You can read the full decision here: Realgo Investments Pty Ltd v Daley [2013] QCATA 211
KTK Property Management v Ho [2015] QCATA 6
The Tribunal has no discretion to extend the six-month s 419 RTRAA time frame. The time to make an application under s 419 runs from the date of breach, not from the date of failure to respond to a maintenance request.
Facts
The leased premises sustained termite damage in 2013. The lessor eradicated the termites, but damage to the windowsill in the main bedroom was not repaired. In May 2014, the tenants filed a claim for compensation for loss of enjoyment.
Decision
At first instance, the Tribunal found that the six months of the s 419 RTRAA time frame applied from May 2014 when the lessor failed to repair the termite-damaged window in response to a maintenance request. The lessor was ordered to pay $3,000 in compensation. The lessor sought leave to appeal, on the grounds (among other things) that the tenants failed to file their claim within six months of the breach of the tenancy agreement. The Tribunal held the s 419 six-month time frame requirement ‘is not procedural, but substantive. It defines the limits of the tribunal’s jurisdiction’. The Tribunal held that ‘breach’ could not be narrowly interpreted to just failure to repair the window in response to the 2014 maintenance request. Rather, the ‘breach’ was failure to fix the damage. There was evidence the tenants had asked for the damage to be fixed on various occasions throughout 2013, indicating they were aware of the breach before the six-month period preceding the application.

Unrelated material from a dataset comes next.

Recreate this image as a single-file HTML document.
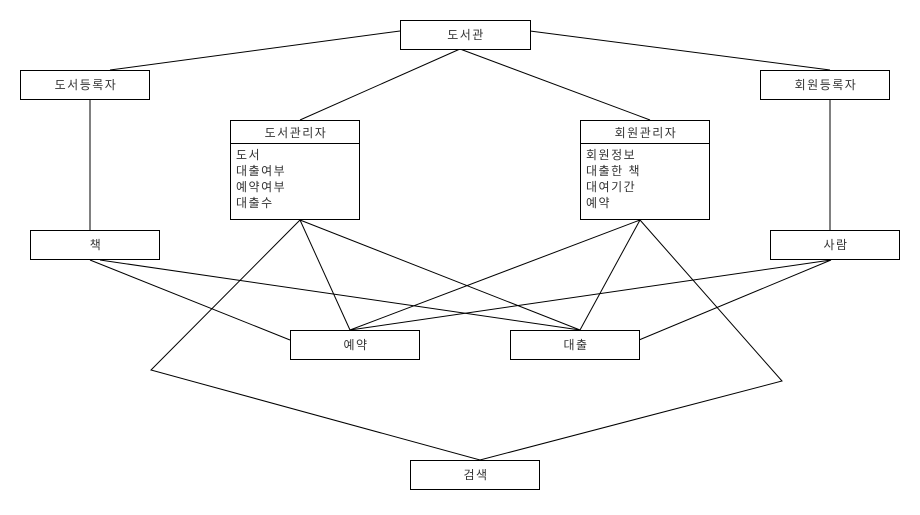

The Tribunal thus allowed the lessor’s application for leave to appeal.
You can read the full decision here: KTK Property Management v Ho [2015] QCATA 6
Responding to a compensation claim for breach of agreement
Hessey Tenny & Anor v Jones [2020] QCATA 9
When responding to an application by a lessor for compensation in respect of alleged breaches, tenants should make submissions in relation to a lessor’s knowledge of each specific breach.
Facts
On 7 September 2017, the tenants vacated the leased property. On 10 November 2017, the tenants filed an application for orders under ss 94, 185, 419 and 420 RTRAA. On 2 March 2018, the lessor filed a counter-application seeking break-lease costs, a ‘management preparation fee’ and repair costs totalling $9.065.
Decision
At first instance, the Tribunal ordered the tenant pay the lessor $6,615.50 for repair costs. The tenants sought leave to appeal on the grounds the lessor’s claims were time-barred under s 419(3) RTRAA. In respect of laundry repair costs, there was an invoice for associated investigation and repair work dated 21 August 2017. The lessor was therefore aware of the breach outside of the six-month period preceding its application. In respect of costs for replacing a water tank pump, the lessor’s knowledge was indicated by prior maintenance and conversations with the tenants regarding keeping the tank filled. The tenants made no submissions at first instance in relation to the lessor’s costs for reinstatement of the clothesline, and were not permitted to rely on fresh material. There was therefore nothing to suggest the landlord had become aware of that problem prior to the six-month period preceding his application.
The Tribunal thus allowed the tenants’ application for leave to appeal (bar the clothesline) and adjusted the sum of $6,615.50 to $3,208.